The problem: Report the number of lines containing "this", with no other words.

Excerpted records:
## Begin
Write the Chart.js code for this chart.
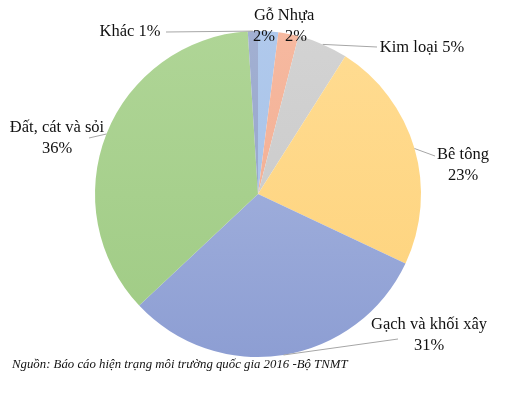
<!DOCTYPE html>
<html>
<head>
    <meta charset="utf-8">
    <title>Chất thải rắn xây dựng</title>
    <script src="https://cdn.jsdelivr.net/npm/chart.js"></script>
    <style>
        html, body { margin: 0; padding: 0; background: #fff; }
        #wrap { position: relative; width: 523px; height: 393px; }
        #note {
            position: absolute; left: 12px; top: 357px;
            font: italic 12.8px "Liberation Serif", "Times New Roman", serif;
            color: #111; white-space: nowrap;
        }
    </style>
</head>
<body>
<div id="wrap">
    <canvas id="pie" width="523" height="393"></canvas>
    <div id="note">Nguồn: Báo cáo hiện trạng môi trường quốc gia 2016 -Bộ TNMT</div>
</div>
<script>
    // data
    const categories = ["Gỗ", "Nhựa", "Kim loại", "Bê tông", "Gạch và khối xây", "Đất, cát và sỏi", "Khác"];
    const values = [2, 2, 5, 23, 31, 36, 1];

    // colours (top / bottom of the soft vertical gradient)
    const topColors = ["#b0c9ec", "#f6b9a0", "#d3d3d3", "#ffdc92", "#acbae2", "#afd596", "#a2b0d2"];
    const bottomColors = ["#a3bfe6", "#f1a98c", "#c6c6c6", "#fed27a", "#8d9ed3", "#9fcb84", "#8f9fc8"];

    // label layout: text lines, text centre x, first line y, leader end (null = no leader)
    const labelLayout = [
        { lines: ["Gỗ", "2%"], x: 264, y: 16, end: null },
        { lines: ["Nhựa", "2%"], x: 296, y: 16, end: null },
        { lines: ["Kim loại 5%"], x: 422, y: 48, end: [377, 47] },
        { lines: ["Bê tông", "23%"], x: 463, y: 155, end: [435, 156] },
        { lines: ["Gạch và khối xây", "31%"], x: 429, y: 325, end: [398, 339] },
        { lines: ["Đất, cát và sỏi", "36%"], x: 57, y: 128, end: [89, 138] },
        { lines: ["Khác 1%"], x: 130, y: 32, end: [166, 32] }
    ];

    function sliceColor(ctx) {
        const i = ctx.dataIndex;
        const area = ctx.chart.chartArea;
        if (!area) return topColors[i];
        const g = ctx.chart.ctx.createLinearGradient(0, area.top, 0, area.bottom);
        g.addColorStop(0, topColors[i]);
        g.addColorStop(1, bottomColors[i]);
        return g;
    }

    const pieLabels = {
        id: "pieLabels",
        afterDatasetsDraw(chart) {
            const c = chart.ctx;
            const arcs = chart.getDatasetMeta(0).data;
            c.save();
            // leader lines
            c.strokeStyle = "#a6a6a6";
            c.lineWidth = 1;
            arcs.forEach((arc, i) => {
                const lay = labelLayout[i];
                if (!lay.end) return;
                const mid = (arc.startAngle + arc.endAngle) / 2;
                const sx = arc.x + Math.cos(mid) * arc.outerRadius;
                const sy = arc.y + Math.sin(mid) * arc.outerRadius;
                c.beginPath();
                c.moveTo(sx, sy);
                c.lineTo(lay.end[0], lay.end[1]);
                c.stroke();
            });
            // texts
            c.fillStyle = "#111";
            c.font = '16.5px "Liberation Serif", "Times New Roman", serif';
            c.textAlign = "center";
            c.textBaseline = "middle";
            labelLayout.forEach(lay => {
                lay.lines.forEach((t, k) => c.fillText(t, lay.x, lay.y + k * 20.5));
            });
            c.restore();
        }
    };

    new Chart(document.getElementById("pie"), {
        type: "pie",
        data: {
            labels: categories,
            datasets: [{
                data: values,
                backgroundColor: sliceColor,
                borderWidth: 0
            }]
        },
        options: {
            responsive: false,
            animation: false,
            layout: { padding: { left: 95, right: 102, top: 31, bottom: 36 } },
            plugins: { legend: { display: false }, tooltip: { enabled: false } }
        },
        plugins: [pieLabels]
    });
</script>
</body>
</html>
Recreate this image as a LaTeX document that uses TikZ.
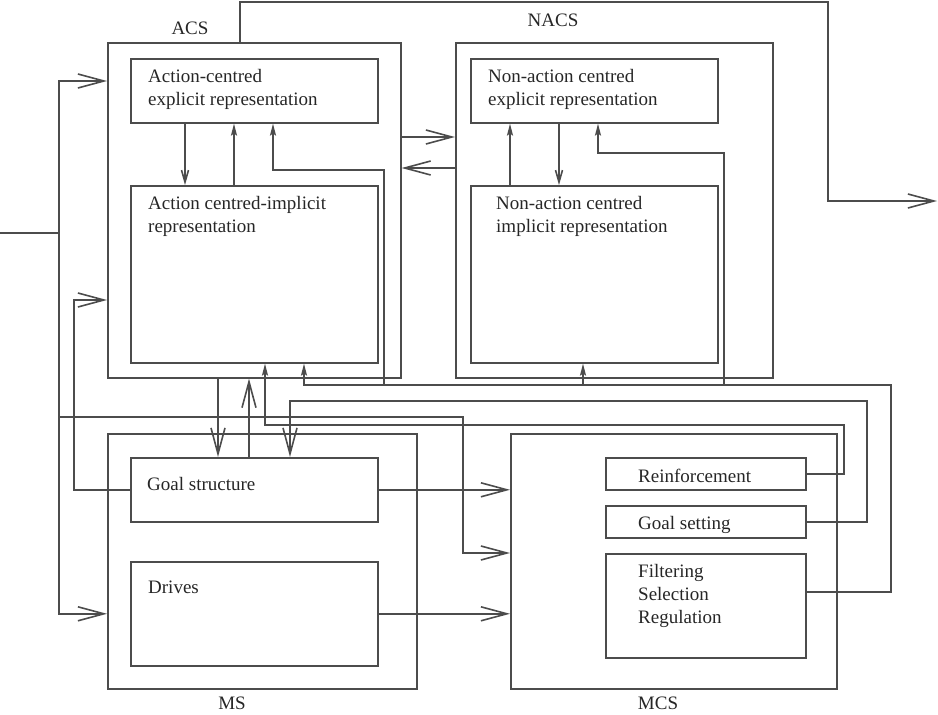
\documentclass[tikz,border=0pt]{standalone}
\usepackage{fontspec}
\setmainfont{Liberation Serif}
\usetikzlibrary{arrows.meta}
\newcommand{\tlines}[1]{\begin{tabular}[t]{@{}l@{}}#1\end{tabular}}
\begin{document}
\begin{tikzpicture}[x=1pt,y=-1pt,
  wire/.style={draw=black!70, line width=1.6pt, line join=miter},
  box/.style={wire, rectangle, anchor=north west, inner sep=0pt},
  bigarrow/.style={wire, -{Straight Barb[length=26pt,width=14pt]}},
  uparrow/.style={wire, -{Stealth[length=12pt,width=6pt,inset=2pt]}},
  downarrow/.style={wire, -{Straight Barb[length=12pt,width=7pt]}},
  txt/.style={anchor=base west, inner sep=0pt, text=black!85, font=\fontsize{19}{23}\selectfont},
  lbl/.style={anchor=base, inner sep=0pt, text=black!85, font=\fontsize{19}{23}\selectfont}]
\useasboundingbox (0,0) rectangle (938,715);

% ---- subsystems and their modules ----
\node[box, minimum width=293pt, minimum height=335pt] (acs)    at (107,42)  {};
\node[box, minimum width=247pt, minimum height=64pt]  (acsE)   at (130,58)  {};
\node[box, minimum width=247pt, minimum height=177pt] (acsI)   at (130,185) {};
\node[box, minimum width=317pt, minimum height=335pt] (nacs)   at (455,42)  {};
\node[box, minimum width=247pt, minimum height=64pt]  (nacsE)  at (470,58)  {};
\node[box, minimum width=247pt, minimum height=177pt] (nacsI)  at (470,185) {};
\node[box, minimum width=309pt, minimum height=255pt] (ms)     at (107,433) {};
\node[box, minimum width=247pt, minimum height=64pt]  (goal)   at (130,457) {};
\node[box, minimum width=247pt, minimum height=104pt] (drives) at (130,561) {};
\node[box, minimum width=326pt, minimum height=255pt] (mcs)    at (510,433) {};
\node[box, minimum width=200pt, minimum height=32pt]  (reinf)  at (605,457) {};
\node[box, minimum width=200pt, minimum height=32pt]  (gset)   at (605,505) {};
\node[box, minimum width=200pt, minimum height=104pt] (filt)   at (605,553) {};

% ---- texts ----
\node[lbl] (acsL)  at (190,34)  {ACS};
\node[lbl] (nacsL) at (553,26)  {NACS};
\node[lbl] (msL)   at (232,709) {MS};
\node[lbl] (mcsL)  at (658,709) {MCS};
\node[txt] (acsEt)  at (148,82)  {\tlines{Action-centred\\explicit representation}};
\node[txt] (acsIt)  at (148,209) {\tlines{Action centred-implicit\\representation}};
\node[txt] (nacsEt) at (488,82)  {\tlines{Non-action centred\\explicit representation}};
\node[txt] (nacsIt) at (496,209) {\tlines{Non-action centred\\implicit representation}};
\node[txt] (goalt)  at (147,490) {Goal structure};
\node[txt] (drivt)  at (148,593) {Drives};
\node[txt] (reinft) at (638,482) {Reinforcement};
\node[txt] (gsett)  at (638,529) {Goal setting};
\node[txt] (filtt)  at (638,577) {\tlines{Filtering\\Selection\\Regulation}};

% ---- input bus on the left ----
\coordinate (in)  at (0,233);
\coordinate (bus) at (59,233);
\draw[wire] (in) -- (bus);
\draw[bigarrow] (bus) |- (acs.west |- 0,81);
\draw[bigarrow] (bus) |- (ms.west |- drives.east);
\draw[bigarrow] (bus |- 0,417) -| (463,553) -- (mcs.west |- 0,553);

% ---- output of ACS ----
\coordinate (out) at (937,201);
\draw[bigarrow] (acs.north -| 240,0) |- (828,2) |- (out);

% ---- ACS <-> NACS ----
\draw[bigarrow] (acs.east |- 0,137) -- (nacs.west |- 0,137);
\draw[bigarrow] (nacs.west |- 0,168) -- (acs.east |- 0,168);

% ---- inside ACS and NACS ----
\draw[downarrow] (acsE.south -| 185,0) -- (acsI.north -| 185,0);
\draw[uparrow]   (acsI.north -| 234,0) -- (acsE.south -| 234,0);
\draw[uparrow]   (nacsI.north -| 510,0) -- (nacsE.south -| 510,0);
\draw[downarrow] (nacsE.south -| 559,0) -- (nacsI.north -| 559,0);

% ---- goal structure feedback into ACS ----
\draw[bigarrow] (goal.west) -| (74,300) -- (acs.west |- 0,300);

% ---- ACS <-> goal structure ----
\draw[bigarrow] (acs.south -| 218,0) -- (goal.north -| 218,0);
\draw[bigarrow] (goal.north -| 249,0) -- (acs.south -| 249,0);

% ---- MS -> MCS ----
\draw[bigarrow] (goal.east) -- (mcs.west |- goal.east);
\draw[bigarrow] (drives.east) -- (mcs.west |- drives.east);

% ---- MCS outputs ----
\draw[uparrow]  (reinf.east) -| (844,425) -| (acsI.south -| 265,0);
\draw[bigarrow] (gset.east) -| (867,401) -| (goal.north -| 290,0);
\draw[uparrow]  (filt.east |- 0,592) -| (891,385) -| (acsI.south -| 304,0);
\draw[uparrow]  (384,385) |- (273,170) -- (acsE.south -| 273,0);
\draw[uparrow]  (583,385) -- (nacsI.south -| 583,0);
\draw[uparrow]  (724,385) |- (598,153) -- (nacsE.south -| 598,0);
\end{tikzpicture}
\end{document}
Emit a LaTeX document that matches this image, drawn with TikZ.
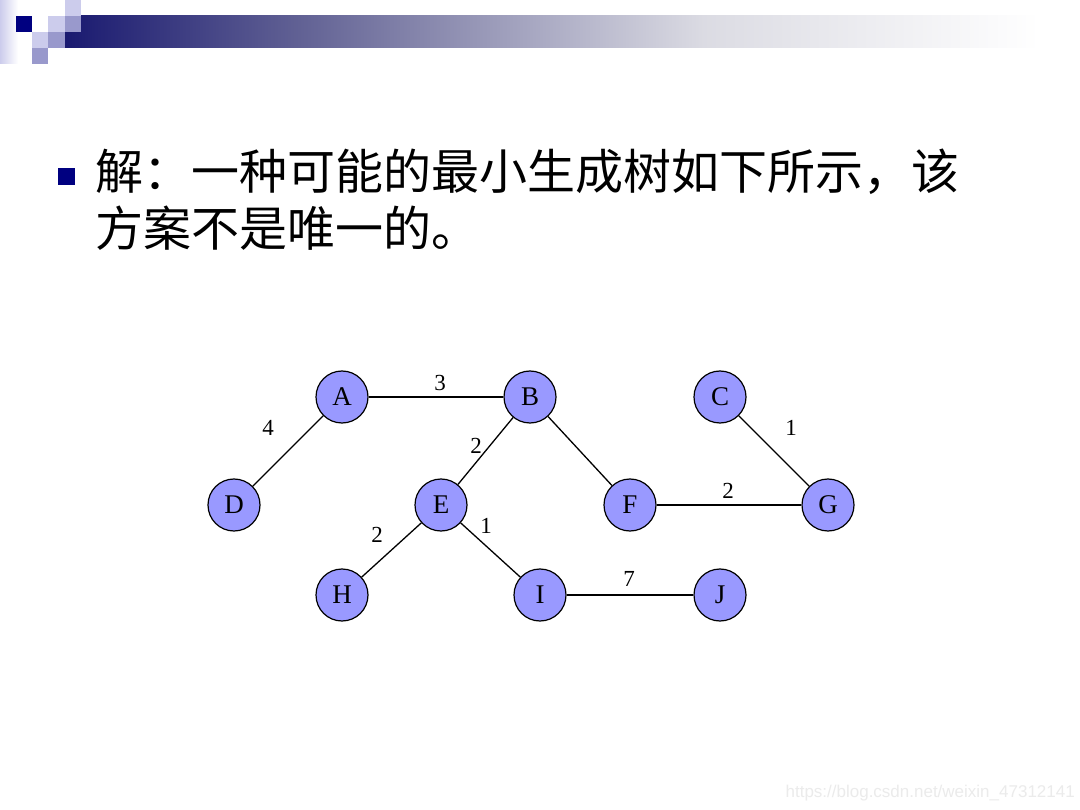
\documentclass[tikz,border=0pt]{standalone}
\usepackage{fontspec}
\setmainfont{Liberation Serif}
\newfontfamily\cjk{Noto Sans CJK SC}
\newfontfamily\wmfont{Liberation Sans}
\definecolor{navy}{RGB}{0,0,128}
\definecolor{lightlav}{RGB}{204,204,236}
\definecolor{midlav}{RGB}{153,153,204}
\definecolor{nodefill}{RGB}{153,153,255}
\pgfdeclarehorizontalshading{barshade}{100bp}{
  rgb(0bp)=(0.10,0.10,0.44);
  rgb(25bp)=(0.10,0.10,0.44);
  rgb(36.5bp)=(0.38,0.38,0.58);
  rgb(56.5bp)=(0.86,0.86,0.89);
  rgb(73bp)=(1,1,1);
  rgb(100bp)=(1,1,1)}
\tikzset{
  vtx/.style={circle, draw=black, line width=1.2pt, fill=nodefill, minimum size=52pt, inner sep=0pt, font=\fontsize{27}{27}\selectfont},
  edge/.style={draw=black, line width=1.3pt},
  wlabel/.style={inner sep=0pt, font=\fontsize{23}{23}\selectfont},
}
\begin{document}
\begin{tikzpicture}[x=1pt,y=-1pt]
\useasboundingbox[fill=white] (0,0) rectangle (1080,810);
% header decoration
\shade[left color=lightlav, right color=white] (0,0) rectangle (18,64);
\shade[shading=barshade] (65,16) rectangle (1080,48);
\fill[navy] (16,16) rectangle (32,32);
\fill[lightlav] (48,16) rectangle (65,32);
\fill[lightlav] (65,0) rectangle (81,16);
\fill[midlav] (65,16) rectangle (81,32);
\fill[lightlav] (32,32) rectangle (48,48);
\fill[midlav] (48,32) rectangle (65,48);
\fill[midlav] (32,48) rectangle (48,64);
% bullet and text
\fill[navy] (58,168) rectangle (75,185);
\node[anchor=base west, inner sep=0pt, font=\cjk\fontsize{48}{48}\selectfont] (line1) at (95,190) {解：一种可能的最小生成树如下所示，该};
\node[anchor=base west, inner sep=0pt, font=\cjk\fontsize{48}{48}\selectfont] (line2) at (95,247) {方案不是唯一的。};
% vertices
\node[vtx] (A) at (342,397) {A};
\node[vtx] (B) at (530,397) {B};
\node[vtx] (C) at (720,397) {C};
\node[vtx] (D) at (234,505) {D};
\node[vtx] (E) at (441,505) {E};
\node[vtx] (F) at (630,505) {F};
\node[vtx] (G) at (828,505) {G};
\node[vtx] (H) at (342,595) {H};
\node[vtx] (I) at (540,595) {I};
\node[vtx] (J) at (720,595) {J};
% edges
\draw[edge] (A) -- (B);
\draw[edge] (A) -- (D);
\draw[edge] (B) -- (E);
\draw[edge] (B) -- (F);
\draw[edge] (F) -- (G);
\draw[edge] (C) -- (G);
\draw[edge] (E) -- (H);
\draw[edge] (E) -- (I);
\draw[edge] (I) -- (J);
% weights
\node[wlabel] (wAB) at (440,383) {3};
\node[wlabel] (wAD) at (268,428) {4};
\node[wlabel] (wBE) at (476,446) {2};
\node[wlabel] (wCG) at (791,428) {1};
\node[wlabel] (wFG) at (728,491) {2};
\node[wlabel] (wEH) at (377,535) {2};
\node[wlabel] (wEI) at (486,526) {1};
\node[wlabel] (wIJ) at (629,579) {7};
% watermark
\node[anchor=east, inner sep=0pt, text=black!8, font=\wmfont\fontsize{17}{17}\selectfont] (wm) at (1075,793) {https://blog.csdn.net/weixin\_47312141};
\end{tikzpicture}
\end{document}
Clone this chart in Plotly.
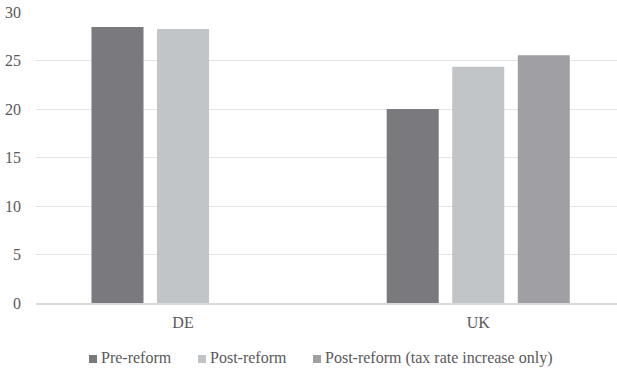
## End
Final answer: 4